Energy and greentech is one of our three core industry verticals, and the multi-site data architecture described in this article is one we have implemented in production across solar and wind monitoring engagements. The core architectural finding from that work: the separation between operational data (high-frequency telemetry for monitoring and control) and analytical data (aggregated for reporting and ML training) must be designed into the ingestion layer, not retrofitted after the operational system is running. Systems that write raw telemetry to a single datastore and then run analytics queries against it produce latency interference between the two workloads — dashboard queries that degrade real-time monitoring response times under load is the failure mode we see most consistently in systems that were not designed with this separation.

The IoT protocol complexity — OPC-UA for modern inverters and turbines, Modbus for legacy equipment, proprietary APIs for vendor-specific hardware — is where initial scoping most frequently underestimates effort. The protocol adapter layer that normalises all of these into a common internal data model is not a single-afternoon integration task; it requires device-specific testing, edge buffering for connectivity gaps, and a data quality validation step before any ML inference runs against the telemetry. We scope protocol integration explicitly in the Product Pilot for energy management engagements, because the protocol surface determines the ingestion architecture and the ingestion architecture determines everything downstream.

The forecasting and anomaly detection AI layer is where we see the most optimism in initial client conversations and the most recalibration during scoping. ML models for generation forecasting and predictive maintenance require clean, consistent training data — typically 12 to 24 months of co-located sensor and weather data with reliable timestamps. Teams that have six months of operational data from a pilot deployment are not ready to train a production forecasting model. We help clients understand the data maturity requirement before model development begins, so the timeline reflects the actual path to production AI rather than a model-first estimate that does not account for data preparation.


Building an energy management platform or AI-driven operations system for renewable assets? Our energy and industrial engineering team builds EMS, IoT pipelines, and predictive maintenance systems for energy operations. Start with a Product Pilot for architecture design, IoT integration scoping, and a build plan in three weeks.


Frequently Asked Questions

What is the difference between an EMS, DERMS, and SCADA system?

These three terms describe systems that operate at different layers of energy infrastructure. SCADA (Supervisory Control and Data Acquisition) is the operational layer — it provides real-time monitoring and control of physical energy assets (generators, substations, meters) through direct communication with field devices using industrial protocols like DNP3 and IEC 61850. SCADA is focused on safe, reliable operation of individual assets. An EMS (Energy Management System) sits above SCADA and optimises energy usage across a facility or portfolio — scheduling generation and loads to minimise cost or carbon, managing battery dispatch, and providing analytics.

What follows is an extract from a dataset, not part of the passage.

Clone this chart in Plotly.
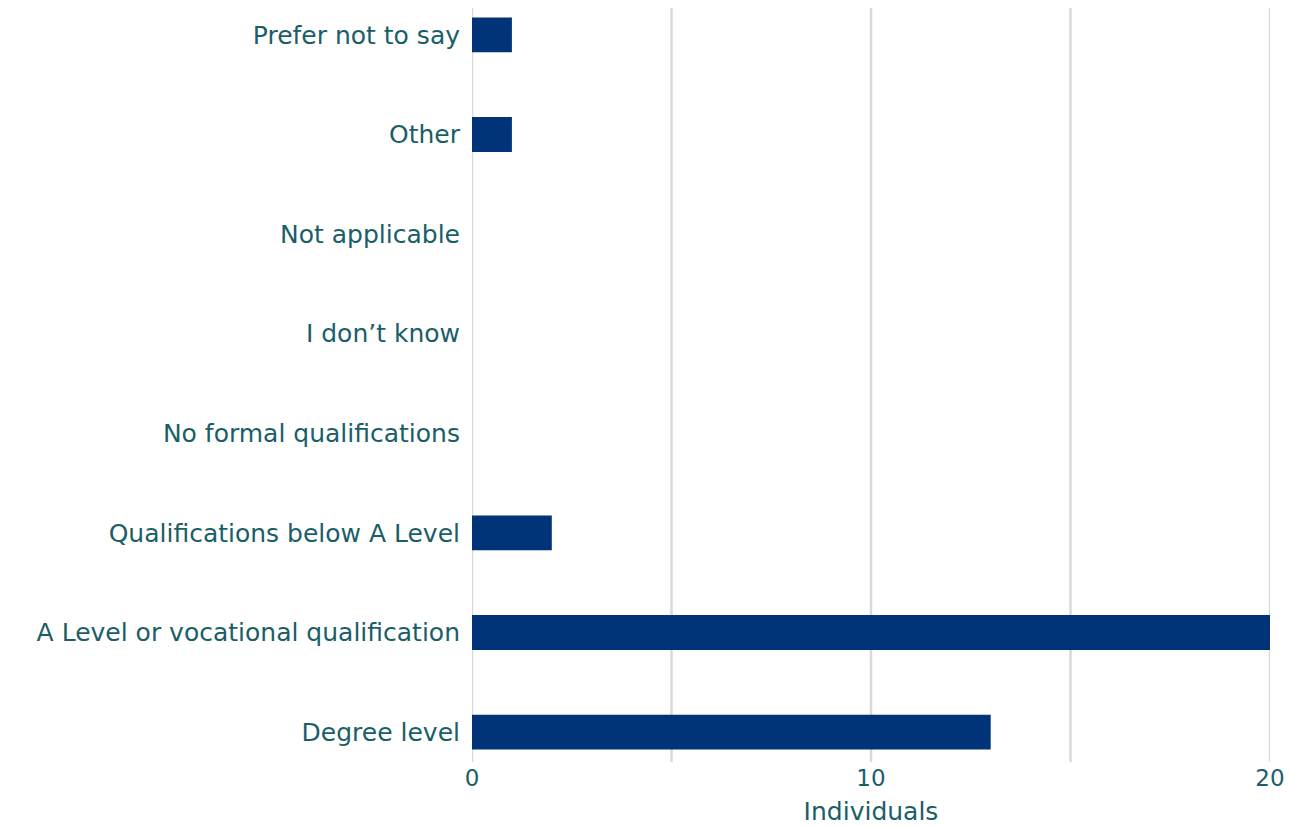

DERMS (Distributed Energy Resource Management System) is a newer category that specifically coordinates distributed energy resources — solar, batteries, EV chargers, flexible loads — across many sites on a utility distribution network, enabling them to participate in grid services and demand response programmes. A commercial building might deploy an EMS. A utility coordinating thousands of rooftop solar installations deploys a DERMS. Both may integrate with SCADA for control operations.

How much sensor data does a typical energy management platform process?

It varies significantly by asset type and monitoring frequency. A single wind turbine with comprehensive condition monitoring generates 50–200 data points per second across vibration, temperature, power output, pitch, and yaw sensors — roughly 4–17 million readings per day per turbine. A 50-turbine wind farm generates 200–850 million readings per day. A commercial building with smart meters and HVAC sensors typically generates 1,000–10,000 readings per minute. A fleet of 10,000 EV chargers reporting status every 30 seconds generates approximately 28,000 readings per minute. These volumes rule out conventional relational databases for raw telemetry storage. Purpose-built time-series databases (InfluxDB, TimescaleDB, QuestDB) with appropriate retention and downsampling policies are the correct infrastructure choice, often combined with a data lake (S3-compatible object storage) for long-term historical retention at lower cost.

What ML approach works best for predictive maintenance in renewable energy?

The answer depends on the failure mode you are predicting. For gradual degradation (bearing wear in a wind turbine gearbox, capacity fade in a battery), LSTM networks and temporal convolutional networks learn the degradation trajectory from continuous sensor streams and predict remaining useful life. For sudden failures with detectable precursors (inverter fault signatures, overheating patterns), isolation forest and autoencoder anomaly detectors identify deviations from normal operating signatures in real time. For equipment with limited run-to-failure data (new asset types, rare failure modes), transfer learning from similar equipment types and physics-informed neural networks that incorporate domain knowledge about failure mechanisms extend the approach beyond pure data-driven methods. In practice, production predictive maintenance systems use ensemble approaches — a rule-based alarm layer for obvious threshold violations, an anomaly detector for early warning, and a RUL predictor for maintenance scheduling — rather than a single model.

How do you handle the connectivity and data quality challenges of remote renewable energy sites?

Remote energy assets — offshore wind, rural solar farms, distributed battery storage — often have intermittent or low-bandwidth connectivity to the cloud. Engineering approaches: (1) Edge buffering — store telemetry locally at the site and batch-upload when connectivity is available, with sequence numbers and timestamps preserved so data can be correctly ordered on ingestion; (2) Edge inference — run anomaly detection and protective logic locally on edge hardware so monitoring and protection continue during connectivity loss, with decisions logged locally and synced when connectivity resumes; (3) Data quality flags — every reading is tagged with a quality flag (good / estimated / bad) so downstream models know which readings are reliable; (4) Imputation for gaps — statistical imputation (linear interpolation for short gaps, seasonal model for longer gaps) fills missing data for analytics and ML training, with the imputation clearly flagged so it is not mistaken for real measurements; (5) Adaptive sampling — during normal operating conditions, reduce sampling frequency to conserve bandwidth; increase to full resolution when anomalies are detected or control operations are in progress.